• GOAL OF THE EXERCISE: Set out every line bearing the string "with".
__________________________________________________
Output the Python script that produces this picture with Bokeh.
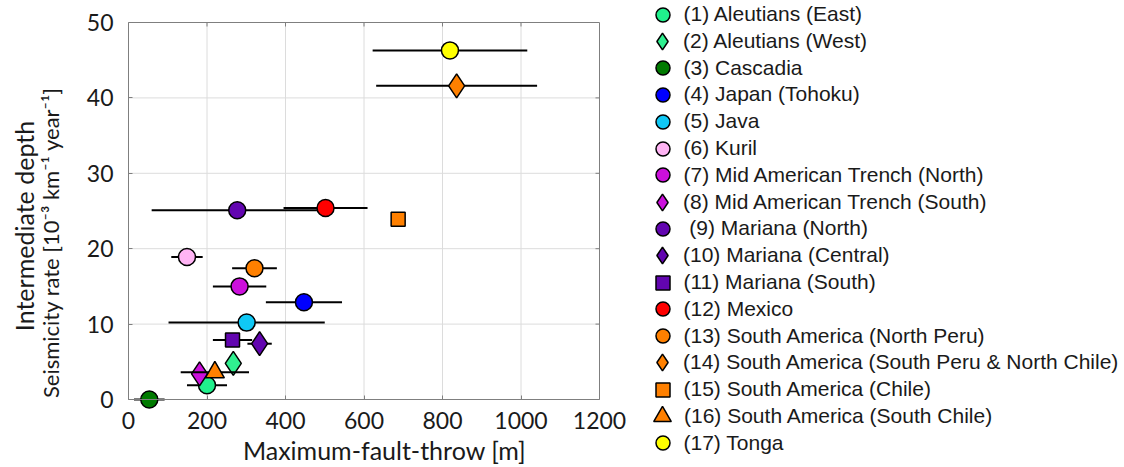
import math
from bokeh.plotting import figure
from bokeh.models import Range1d, FixedTicker, Legend, LegendItem, Label
from bokeh.embed import file_html
from bokeh.resources import INLINE

nan = float("nan")

names = [
    "(1) Aleutians (East)",
    "(2) Aleutians (West)",
    "(3) Cascadia",
    "(4) Japan (Tohoku)",
    "(5) Java",
    "(6) Kuril",
    "(7) Mid American Trench (North)",
    "(8) Mid American Trench (South)",
    " (9) Mariana (North)",
    "(10) Mariana (Central)",
    "(11) Mariana (South)",
    "(12) Mexico",
    "(13) South America (North Peru)",
    "(14) South America (South Peru & North Chile)",
    "(15) South America (Chile)",
    "(16) South America (South Chile)",
    "(17) Tonga",
]
throw = [200, 267, 53, 447, 301, 149, 283, 181, 277, 334, 265, 502, 321, 836, 687, 220, 819]
rate = [1.9, 4.8, 0.0, 12.9, 10.2, 18.9, 15.0, 3.4, 25.1, 7.4, 7.9, 25.4, 17.4, 41.6, 23.9, 3.6, 46.3]
throw_err = [51, nan, 39, 97, 199, 40, 68, nan, 218, 31, 50, 107, 57, 205, nan, 87, 197]
markers = ["circle", "diamond", "circle", "circle", "circle", "circle", "circle", "diamond",
           "circle", "diamond", "square", "circle", "circle", "diamond", "square", "triangle", "circle"]
colors = ["#20f08c", "#30f090", "#007a00", "#0000ff", "#10c8f5", "#ffb4f4", "#cc10dc", "#cc10dc",
          "#6205b0", "#6205b0", "#6205b0", "#ff0000", "#ff8000", "#ff8000", "#ff8000", "#ff8000", "#ffff00"]
x_lim = (0, 1200)
y_lim = (0, 50)
x_ticks = [0, 200, 400, 600, 800, 1000, 1200]
y_ticks = [0, 10, 20, 30, 40, 50]
x_title = "Maximum-fault-throw [m]"
y_title_1 = "Intermediate depth"
y_title_2 = "Seismicity rate [10\u207b\u00b3 km\u207b\u00b9 year\u207b\u00b9]"

main_size = {"circle": 17, "diamond": 24, "square": 14, "triangle": 19}
leg_box = {"circle": 35, "diamond": 42, "square": 35, "triangle": 44}  # marker = 0.4 * box

AX = "#7f7f7f"
GRID = "#dcdcdc"
TXT = "#1a1a1a"
TF = "Lato"

# canvas geometry (px): plot box from x 128..599, y 22..399
W, H = 1120, 465
BL, BR, BT, BB = 128, 599, 22, 399
px_x = (BR - BL) / (x_lim[1] - x_lim[0])
px_y = (BB - BT) / (y_lim[1] - y_lim[0])
xr = Range1d(x_lim[0] - BL / px_x, x_lim[0] + (W - BL) / px_x)
yr = Range1d(y_lim[0] - (H - BB) / px_y, y_lim[0] + BB / px_y)

p = figure(width=W, height=H, x_range=xr, y_range=yr, toolbar_location=None,
           output_backend="svg", min_border=0, min_border_left=0, min_border_right=0,
           min_border_top=0, min_border_bottom=0)
p.outline_line_color = None
p.background_fill_color = "white"
p.border_fill_color = "white"
p.grid.visible = False

# grid lines
p.segment(x0=x_ticks[1:-1], x1=x_ticks[1:-1], y0=y_lim[0], y1=y_lim[1],
          line_color=GRID, line_width=1)
p.segment(x0=x_lim[0], x1=x_lim[1], y0=y_ticks[1:-1], y1=y_ticks[1:-1],
          line_color=GRID, line_width=1)

rends = []
for i in range(len(names)):
    if not math.isnan(throw_err[i]):
        p.segment(x0=[throw[i] - throw_err[i]], x1=[throw[i] + throw_err[i]],
                  y0=[rate[i]], y1=[rate[i]], line_color="black", line_width=2)
    r = p.scatter(x=[throw[i]], y=[rate[i]], marker=markers[i], size=main_size[markers[i]],
                  fill_color=colors[i], line_color="black", line_width=1.5)
    rends.append(r)

# top and right edges of the box with inward ticks
tick_len = 4
p.segment(x0=x_lim[1], x1=x_lim[1], y0=y_lim[0], y1=y_lim[1], line_color=AX, line_width=1)
p.segment(x0=x_lim[0], x1=x_lim[1], y0=y_lim[1], y1=y_lim[1], line_color=AX, line_width=1)
p.segment(x0=x_ticks[1:-1], x1=x_ticks[1:-1], y0=y_lim[1], y1=y_lim[1] - tick_len / px_y,
          line_color=AX, line_width=1)
p.segment(x0=x_lim[1], x1=x_lim[1] - tick_len / px_x, y0=y_ticks[1:-1], y1=y_ticks[1:-1],
          line_color=AX, line_width=1)

xa = p.xaxis[0]
ya = p.yaxis[0]
xa.fixed_location = y_lim[0]
xa.bounds = x_lim
ya.fixed_location = x_lim[0]
ya.bounds = y_lim
xa.ticker = FixedTicker(ticks=x_ticks)
ya.ticker = FixedTicker(ticks=y_ticks)
for ax in [xa, ya]:
    ax.axis_line_color = AX
    ax.major_tick_line_color = AX
    ax.major_tick_in = tick_len
    ax.major_tick_out = 0
    ax.minor_tick_line_color = None
    ax.major_label_text_font = TF
    ax.major_label_text_font_size = "23px"
    ax.major_label_text_color = TXT
xa.major_label_standoff = 12
ya.major_label_standoff = 15

# axis titles (screen units from the canvas' bottom-left corner)
p.add_layout(Label(x=384, y=H - 449, x_units="screen", y_units="screen",
                   text=x_title, text_font=TF, text_font_size="25px", text_color=TXT,
                   text_align="center", text_baseline="alphabetic"))
p.add_layout(Label(x=23, y=H - 225.5, x_units="screen", y_units="screen",
                   angle=math.pi / 2, text=y_title_1, text_font=TF, text_font_size="25px",
                   text_color=TXT, text_align="center", text_baseline="alphabetic"))
p.add_layout(Label(x=50, y=H - 242, x_units="screen", y_units="screen",
                   angle=math.pi / 2, text=y_title_2, text_font="Lato, 'Noto Sans'",
                   text_font_size="22px", text_color=TXT, text_align="center",
                   text_baseline="alphabetic"))

# legend: one single-entry legend per row
for i in range(len(names)):
    gb = leg_box[markers[i]]
    cy = 14 + 26.8 * i
    leg = Legend(items=[LegendItem(label=names[i], renderers=[rends[i]])],
                 location=(662 - gb / 2, H - (cy + gb / 2)),
                 glyph_width=gb, glyph_height=gb, padding=0, margin=0, spacing=0,
                 label_standoff=max(0, round(21 - gb / 2)), label_height=20,
                 label_text_font="Liberation Sans", label_text_font_size="21px",
                 label_text_color=TXT, label_text_baseline="middle",
                 border_line_color=None, background_fill_alpha=0)
    p.add_layout(leg, "center")

open("out.html", "w").write(file_html(p, INLINE))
__________________________________________________
• TASK RESULT:
Output the Python script that produces this picture with Bokeh.
# top and right edges of the box with inward ticks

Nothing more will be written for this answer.